— Сволочи! Эй, вы! Сволочи, говорю, все вы! Думаете, что очень вы честные, святые. Как же… Может, вы и мужние жены, да распутнее, чем я. А ребенок мой и совсем ни при чем. Что он вам встал поперек горла? Не хуже он ваших. Неужели я молчать буду, если за ним ухода не будет? Я им, этим толстомясым, все выскажу, все стребую. Тут они для нас, для ребят, а не мы для них. Вот что! Ты, — повернулась она к одной из кормящих, — почему ты не спросишь, отчего он у тебя все скулит, жалуется? Возьми их за бока. Отчего, мол, эдакое? Доктора требуй. Да я тебе и без доктора скажу — молока ему твоего мало, голодный он. Тоже мать, не поймешь. Вот, смотри-ка, — и, приподняв свою грудь, брызнула молоком: — вот! У меня не заплачет, — и вдруг замолчала, чувствуя, как кровь горячей волной заливает все лицо.
Глаза всех были устремлены на татуировку, выступавшую синими буквами на белой коже груди, как клеимо лагеря.
— Ну! — но в голосе уже не было прежнего задора, торжества. — Чего уставились? Не видели? С кем дури не бывает. Девчонкой еще была, ну, с большого ума и сделала.
И хотя опять вспыхнула злость, но замолчала. Уходя, остановилась в дверях, высокая, статная, со странно изменившимся, осунувшимся лицом. Посмотрела на притихших женщин и свистящим шепотом, в котором было страдание, сказала:
— Думаете, если у человека что-то наколото, так уж он и совсем пропащий. Эх вы, куриные мозги! Посадить бы вас в мою жизнь, так у вас и не то бы было.
Даже не закрыла дверь, бежала, чтобы не думать, и все-таки думалось, что как ни поверни, а все выходит, что она хуже других.
Вечером не пошла в ясли: «Нечего эту канитель тянуть. Не выбросят. Пусть делают, что хотят».
Было непривычно пусто в ее углу без мягкого, чуть слышного детского посапывания. Не в силах оставаться одна в охватившей ее тоскливой опустошенности, она вышла из дому, шла куда глаза глядят. Было пусто и среди шума и гама трактира, где она оказалась в конце вечера. И с кем? С Кирюшкой! С шальным, назойливым парнем, от которого она не знала, как отвязаться после случайного мимолетного увлечения. Сидела с ним и еще с какими-то полупьяными женщинами, не понимая, зачем это ей надо, пока не показалось, что мелькнуло лицо Степана. Испуганная, она сорвалась с места и не то пьяная, не то разбитая тоской, отчаянием, едва дошла до дома, повторяя: «Ну и пусть, ну и пусть»…

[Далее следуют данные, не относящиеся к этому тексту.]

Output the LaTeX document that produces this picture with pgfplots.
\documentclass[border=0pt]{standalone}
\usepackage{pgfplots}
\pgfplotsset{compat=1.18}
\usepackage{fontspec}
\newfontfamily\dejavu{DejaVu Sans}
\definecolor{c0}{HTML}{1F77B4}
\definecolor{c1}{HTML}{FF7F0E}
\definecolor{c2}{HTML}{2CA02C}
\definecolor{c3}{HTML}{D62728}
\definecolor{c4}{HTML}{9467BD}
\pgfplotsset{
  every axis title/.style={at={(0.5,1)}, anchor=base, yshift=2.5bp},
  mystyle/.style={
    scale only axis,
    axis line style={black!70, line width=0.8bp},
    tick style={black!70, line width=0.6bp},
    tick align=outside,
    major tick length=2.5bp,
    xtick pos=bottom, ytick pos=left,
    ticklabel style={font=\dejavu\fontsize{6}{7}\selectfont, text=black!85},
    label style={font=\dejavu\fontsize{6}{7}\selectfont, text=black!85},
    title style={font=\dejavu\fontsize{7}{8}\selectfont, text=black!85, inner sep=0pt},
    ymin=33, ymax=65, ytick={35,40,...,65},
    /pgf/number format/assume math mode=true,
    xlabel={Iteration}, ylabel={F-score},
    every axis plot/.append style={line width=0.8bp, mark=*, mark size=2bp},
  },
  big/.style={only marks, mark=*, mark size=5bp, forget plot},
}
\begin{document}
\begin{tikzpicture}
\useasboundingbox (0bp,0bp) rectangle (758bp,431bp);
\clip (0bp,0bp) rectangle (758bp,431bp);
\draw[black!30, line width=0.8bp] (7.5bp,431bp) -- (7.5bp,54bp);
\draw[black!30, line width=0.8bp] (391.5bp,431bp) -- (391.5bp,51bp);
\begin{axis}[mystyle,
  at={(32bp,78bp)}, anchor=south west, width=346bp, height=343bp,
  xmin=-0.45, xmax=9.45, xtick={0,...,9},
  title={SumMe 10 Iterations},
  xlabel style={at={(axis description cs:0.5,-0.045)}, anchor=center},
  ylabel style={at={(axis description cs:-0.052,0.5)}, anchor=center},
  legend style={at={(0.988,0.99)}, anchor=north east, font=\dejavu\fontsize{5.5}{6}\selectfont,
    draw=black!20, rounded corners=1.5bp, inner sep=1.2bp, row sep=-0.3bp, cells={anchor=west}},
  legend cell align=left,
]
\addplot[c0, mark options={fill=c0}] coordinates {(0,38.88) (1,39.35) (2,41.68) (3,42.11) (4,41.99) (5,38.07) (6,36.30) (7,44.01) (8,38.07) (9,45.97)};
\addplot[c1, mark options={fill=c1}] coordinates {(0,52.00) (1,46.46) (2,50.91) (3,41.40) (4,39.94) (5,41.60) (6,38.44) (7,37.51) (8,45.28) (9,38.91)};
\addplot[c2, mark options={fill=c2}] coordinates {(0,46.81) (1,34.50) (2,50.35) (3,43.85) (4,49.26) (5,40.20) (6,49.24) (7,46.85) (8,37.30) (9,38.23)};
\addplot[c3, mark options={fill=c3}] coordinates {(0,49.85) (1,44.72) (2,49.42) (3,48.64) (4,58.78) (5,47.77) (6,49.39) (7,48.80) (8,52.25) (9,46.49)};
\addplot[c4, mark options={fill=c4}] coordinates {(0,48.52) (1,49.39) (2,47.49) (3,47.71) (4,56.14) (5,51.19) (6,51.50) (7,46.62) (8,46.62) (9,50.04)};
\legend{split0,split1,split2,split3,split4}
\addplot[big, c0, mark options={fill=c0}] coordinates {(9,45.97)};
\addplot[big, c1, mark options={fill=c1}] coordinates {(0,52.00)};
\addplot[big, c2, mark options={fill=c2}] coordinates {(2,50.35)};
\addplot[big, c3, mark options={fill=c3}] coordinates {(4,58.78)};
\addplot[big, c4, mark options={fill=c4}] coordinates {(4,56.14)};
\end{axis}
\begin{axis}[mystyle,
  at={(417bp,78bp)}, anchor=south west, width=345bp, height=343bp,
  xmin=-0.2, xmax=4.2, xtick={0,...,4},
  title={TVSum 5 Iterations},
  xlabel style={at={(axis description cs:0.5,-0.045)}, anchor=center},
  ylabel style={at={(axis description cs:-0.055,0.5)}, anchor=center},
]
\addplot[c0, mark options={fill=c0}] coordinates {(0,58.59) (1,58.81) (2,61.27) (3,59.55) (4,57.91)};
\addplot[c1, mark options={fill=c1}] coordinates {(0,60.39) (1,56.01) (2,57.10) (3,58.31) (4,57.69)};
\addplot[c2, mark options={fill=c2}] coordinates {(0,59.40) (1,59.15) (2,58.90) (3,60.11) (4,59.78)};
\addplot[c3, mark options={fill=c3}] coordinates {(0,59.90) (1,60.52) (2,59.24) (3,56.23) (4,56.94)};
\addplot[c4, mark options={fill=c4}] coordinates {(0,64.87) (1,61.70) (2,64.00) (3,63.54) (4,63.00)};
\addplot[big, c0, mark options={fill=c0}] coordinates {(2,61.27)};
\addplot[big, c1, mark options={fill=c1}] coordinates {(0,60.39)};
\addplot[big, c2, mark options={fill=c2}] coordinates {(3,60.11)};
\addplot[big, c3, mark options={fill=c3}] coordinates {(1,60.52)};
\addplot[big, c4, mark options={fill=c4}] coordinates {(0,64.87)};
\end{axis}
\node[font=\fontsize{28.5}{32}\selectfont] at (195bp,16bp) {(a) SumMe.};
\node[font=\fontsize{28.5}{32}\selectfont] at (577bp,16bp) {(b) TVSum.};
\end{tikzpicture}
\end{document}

Утром не знала, куда идти: в ясли или на фабрику. И, увидев ясельную сестру, выбежала, едва накинув жакетку, пробежала мимо нее. Обрадовалась, что в яслях уже не было матерей. Кормила, видя, как жадно хватает сын грудь, как захлебывается от голода, ругала себя самыми последними словами.